-- Start Collected material --

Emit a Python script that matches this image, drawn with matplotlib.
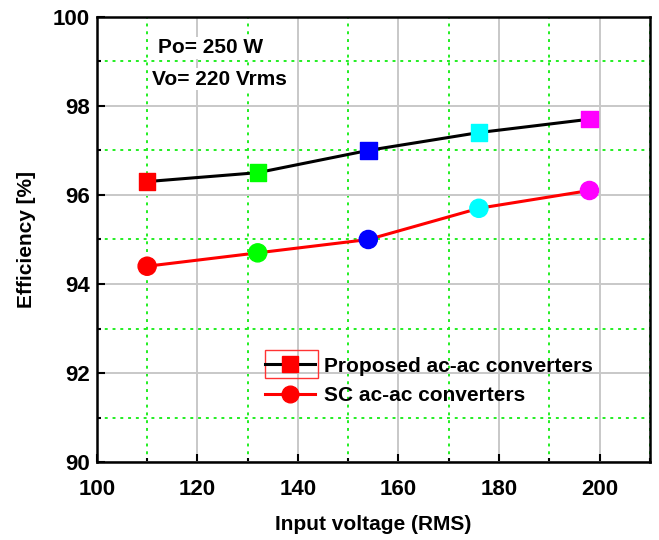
import matplotlib
matplotlib.use("Agg")
import matplotlib.pyplot as plt
from matplotlib.patches import Rectangle
from matplotlib.ticker import MultipleLocator

plt.rcParams["font.family"] = ["Liberation Sans", "DejaVu Sans"]
plt.rcParams["font.weight"] = "bold"

# data
input_voltage = [110, 132, 154, 176, 198]
eff_proposed = [96.3, 96.5, 97.0, 97.4, 97.7]
eff_sc = [94.4, 94.7, 95.0, 95.7, 96.1]
point_colors = ["#ff0000", "#00ff00", "#0000ff", "#00ffff", "#ff00ff"]

fig = plt.figure(figsize=(6.59, 5.40), dpi=100)
ax = fig.add_axes([0.147, 0.144, 0.839, 0.825])

# grids: gray major, green dotted minor
ax.xaxis.set_major_locator(MultipleLocator(20))
ax.xaxis.set_minor_locator(MultipleLocator(10))
ax.yaxis.set_major_locator(MultipleLocator(2))
ax.yaxis.set_minor_locator(MultipleLocator(1))
ax.grid(True, which="major", color="#c8c8c8", linewidth=1.4, linestyle="-", zorder=0)
ax.grid(True, which="minor", color="#22ee22", linewidth=1.4, linestyle=(0, (1.5, 2.5)), zorder=0)
ax.set_axisbelow(True)

# lines
ax.plot(input_voltage, eff_proposed, color="black", linewidth=2.2, zorder=3)
ax.plot(input_voltage, eff_sc, color="#ff0000", linewidth=2.2, zorder=3)
ax.scatter(input_voltage, eff_proposed, marker="s", s=140, c=point_colors, zorder=4)
ax.scatter(input_voltage, eff_sc, marker="o", s=170, c=point_colors, zorder=4)

# legend proxies
h1, = ax.plot([], [], color="black", linewidth=2.2, marker="s", markersize=11,
              markerfacecolor="#ff0000", markeredgecolor="#ff0000")
h2, = ax.plot([], [], color="#ff0000", linewidth=2.2, marker="o", markersize=12,
              markerfacecolor="#ff0000", markeredgecolor="#ff0000")
leg = ax.legend([h1, h2], ["Proposed ac-ac converters", "SC ac-ac converters"],
                loc="upper left", bbox_to_anchor=(0.304, 0.237), frameon=False,
                fontsize=15, handlelength=2.4, handletextpad=0.45, labelspacing=0.5,
                borderaxespad=0, borderpad=0)

# red selection box around first legend handle
ax.add_patch(Rectangle((0.304, 0.189), 0.096, 0.063, transform=ax.transAxes,
                       fill=False, edgecolor="#ff3333", linewidth=1.0, zorder=5))

ax.text(0.110, 0.930, "Po= 250 W", transform=ax.transAxes, fontsize=15,
        fontweight="bold", va="center", ha="left",
        bbox=dict(facecolor="white", edgecolor="none", pad=1))
ax.text(0.0995, 0.860, "Vo= 220 Vrms", transform=ax.transAxes, fontsize=15,
        fontweight="bold", va="center", ha="left",
        bbox=dict(facecolor="white", edgecolor="none", pad=1))

ax.set_xlim(100, 210)
ax.set_ylim(90, 100)
ax.set_xlabel("Input voltage (RMS)", fontsize=15, fontweight="bold", labelpad=11)
ax.set_ylabel("Efficiency [%]", fontsize=15, fontweight="bold", labelpad=12)

ax.tick_params(which="both", direction="in", labelsize=16, width=1.5, color="black")
ax.tick_params(which="major", length=6)
ax.tick_params(which="minor", length=3)
ax.tick_params(axis="x", pad=12)
ax.tick_params(axis="y", pad=5)
for lbl in ax.get_xticklabels() + ax.get_yticklabels():
    lbl.set_fontweight("bold")
for sp in ax.spines.values():
    sp.set_linewidth(1.8)

fig.savefig("out.png", dpi=100)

-- End Collected material --

* _Problem to work on_:
Print the complete listing exactly as it stands, without its pictures.

* _Response_:
Emit a Python script that matches this image, drawn with matplotlib.
import matplotlib
matplotlib.use("Agg")
import matplotlib.pyplot as plt
from matplotlib.patches import Rectangle
from matplotlib.ticker import MultipleLocator

plt.rcParams["font.family"] = ["Liberation Sans", "DejaVu Sans"]
plt.rcParams["font.weight"] = "bold"

# data
input_voltage = [110, 132, 154, 176, 198]
eff_proposed = [96.3, 96.5, 97.0, 97.4, 97.7]
eff_sc = [94.4, 94.7, 95.0, 95.7, 96.1]
point_colors = ["#ff0000", "#00ff00", "#0000ff", "#00ffff", "#ff00ff"]

fig = plt.figure(figsize=(6.59, 5.40), dpi=100)
ax = fig.add_axes([0.147, 0.144, 0.839, 0.825])

# grids: gray major, green dotted minor
ax.xaxis.set_major_locator(MultipleLocator(20))
ax.xaxis.set_minor_locator(MultipleLocator(10))
ax.yaxis.set_major_locator(MultipleLocator(2))
ax.yaxis.set_minor_locator(MultipleLocator(1))
ax.grid(True, which="major", color="#c8c8c8", linewidth=1.4, linestyle="-", zorder=0)
ax.grid(True, which="minor", color="#22ee22", linewidth=1.4, linestyle=(0, (1.5, 2.5)), zorder=0)
ax.set_axisbelow(True)

# lines
ax.plot(input_voltage, eff_proposed, color="black", linewidth=2.2, zorder=3)
ax.plot(input_voltage, eff_sc, color="#ff0000", linewidth=2.2, zorder=3)
ax.scatter(input_voltage, eff_proposed, marker="s", s=140, c=point_colors, zorder=4)
ax.scatter(input_voltage, eff_sc, marker="o", s=170, c=point_colors, zorder=4)

# legend proxies
h1, = ax.plot([], [], color="black", linewidth=2.2, marker="s", markersize=11,
              markerfacecolor="#ff0000", markeredgecolor="#ff0000")
h2, = ax.plot([], [], color="#ff0000", linewidth=2.2, marker="o", markersize=12,
              markerfacecolor="#ff0000", markeredgecolor="#ff0000")
leg = ax.legend([h1, h2], ["Proposed ac-ac converters", "SC ac-ac converters"],
                loc="upper left", bbox_to_anchor=(0.304, 0.237), frameon=False,
                fontsize=15, handlelength=2.4, handletextpad=0.45, labelspacing=0.5,
                borderaxespad=0, borderpad=0)

# red selection box around first legend handle
ax.add_patch(Rectangle((0.304, 0.189), 0.096, 0.063, transform=ax.transAxes,
                       fill=False, edgecolor="#ff3333", linewidth=1.0, zorder=5))

ax.text(0.110, 0.930, "Po= 250 W", transform=ax.transAxes, fontsize=15,
        fontweight="bold", va="center", ha="left",
        bbox=dict(facecolor="white", edgecolor="none", pad=1))
ax.text(0.0995, 0.860, "Vo= 220 Vrms", transform=ax.transAxes, fontsize=15,
        fontweight="bold", va="center", ha="left",
        bbox=dict(facecolor="white", edgecolor="none", pad=1))

ax.set_xlim(100, 210)
ax.set_ylim(90, 100)
ax.set_xlabel("Input voltage (RMS)", fontsize=15, fontweight="bold", labelpad=11)
ax.set_ylabel("Efficiency [%]", fontsize=15, fontweight="bold", labelpad=12)

ax.tick_params(which="both", direction="in", labelsize=16, width=1.5, color="black")
ax.tick_params(which="major", length=6)
ax.tick_params(which="minor", length=3)
ax.tick_params(axis="x", pad=12)
ax.tick_params(axis="y", pad=5)
for lbl in ax.get_xticklabels() + ax.get_yticklabels():
    lbl.set_fontweight("bold")
for sp in ax.spines.values():
    sp.set_linewidth(1.8)

fig.savefig("out.png", dpi=100)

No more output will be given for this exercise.